Я уж пропустила урок.
После… Я мечтала все съездить к вам, писала вам, и вдруг такое счастье.
— Пашенька! пожалуйста, слова, которые я скажу тебе сейчас, прими как исповедь, как слова, которые я в смертный час говорю перед Богом.
Пашенька! я не святой человек, даже не простой, рядовой человек: я грешник, грязный, гадкий, заблудший, гордый грешник, хуже, не знаю, всех ли, но хуже самых худых людей.
Пашенька смотрела сначала выпучив глаза; она верила.
Потом, когда она вполне поверила, она тронула рукой его руку и, жалостно улыбаясь, сказала:
— Стива, может быть, ты преувеличиваешь?
— Нет, Пашенька.
Я блудник, я убийца, я богохульник и обманщик.
— Боже мой!
Что ж это? — проговорила Прасковья Михайловна.
— Но надо жить.
И я, который думал, что все знаю, который учил других, как жить, — я ничего не знаю и я тебя прошу научить.
— Что ты, Стива.
Ты смеешься.
За что вы всегда смеетесь надо мной?
— Ну, хорошо, я смеюсь: только скажи мне, как ты живешь и как прожила жизнь?
— Я?
Да я прожила самую гадкую, скверную жизнь, и теперь Бог наказывает меня, и поделом, и живу так дурно, так дурно…
— Как же ты вышла замуж? как жила с мужем?
— Все было дурно.
Вышла — влюбилась самым гадким манером.
Папа не желал этого.
Я ни на что не посмотрела, вышла. И замужем, вместо того чтобы помогать мужу, я мучила его ревностью, которую не могла в себе победить.
— Он пил, я слышал.
— Да, но я-то не умела успокоить его.
Упрекала его. А ведь это болезнь.
Он не мог удержаться, а я теперь вспоминаю, как я не давала ему. И у нас были ужасные сцены.

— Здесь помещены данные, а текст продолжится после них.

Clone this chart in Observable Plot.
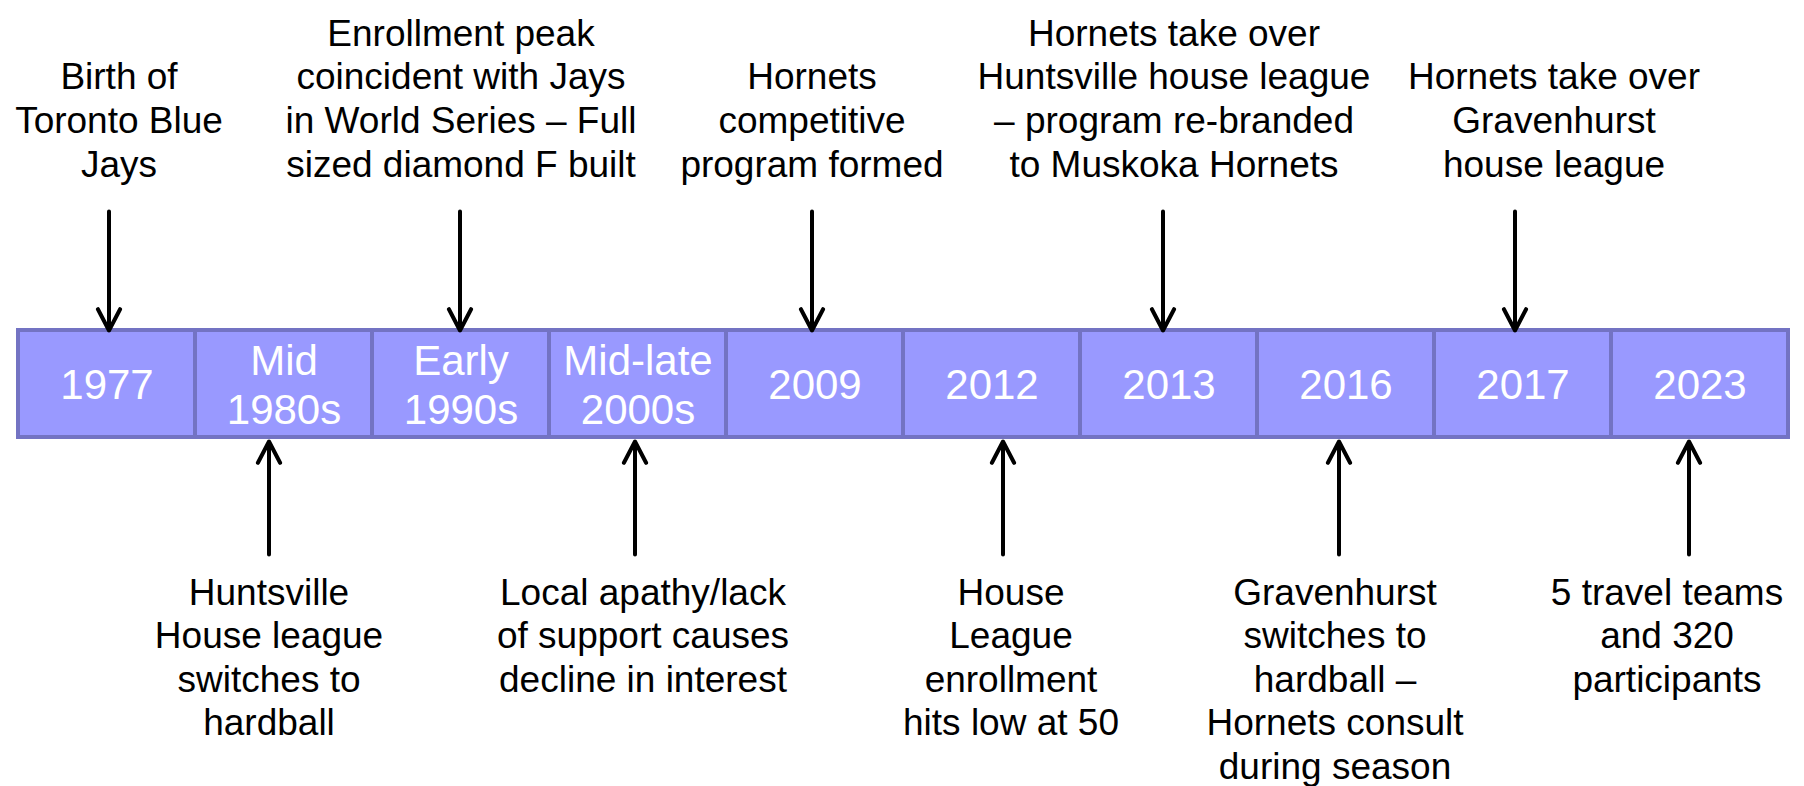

И она смотрела прекрасными, страдающими при воспоминании глазами на Касатского.
Касатский вспоминал, как ему рассказывали, что муж бил Пашеньку. И Касатский видел теперь, глядя на ее худую, высохшую шею с выдающимися жилами за ушами и пучком редких полуседых, полурусых волос, как будто видел, как это происходило.
— Потом я осталась одна с двумя детьми и без всяких средств.
— Да ведь у вас было именье.
— Это еще при Васе мы продали и все… прожили.
Надо было жить, а я ничего не умела — как все мы, барышни.
Но я особенно плоха, беспомощна была.
Так проживали последнее, я учила детей — сама немножко подучилась.
А тут Митя заболел уже в четвертом классе, и Бог взял его.
Манечка полюбила Ваню — зятя.
И что ж, он хороший, но только несчастный.
Он больной.
— Мамаша, — перебила ее речь дочь. — Возьмите Мишу, не могу я разорваться.
Прасковья Михайловна вздрогнула, встала и, быстро ступая в своих стоптанных башмаках, вышла в дверь и тотчас же вернулась с двухлетним мальчиком на руках, который валился назад и схватился ручонками за ее косынку.
— Да, так на чем я остановилась?
Ну вот, было у него место тут хорошее — и начальник, такой милый, но Ваня не мог и вышел в отставку.
— Чем же он болен?
— Неврастенией, это ужасная болезнь.
Мы советовались, но надо было ехать, но средств нет.
Но я все надеюсь, что так пройдет.
Особенно болей у него нет, но…
— Лукерья! — послышался его голос, сердитый и слабый.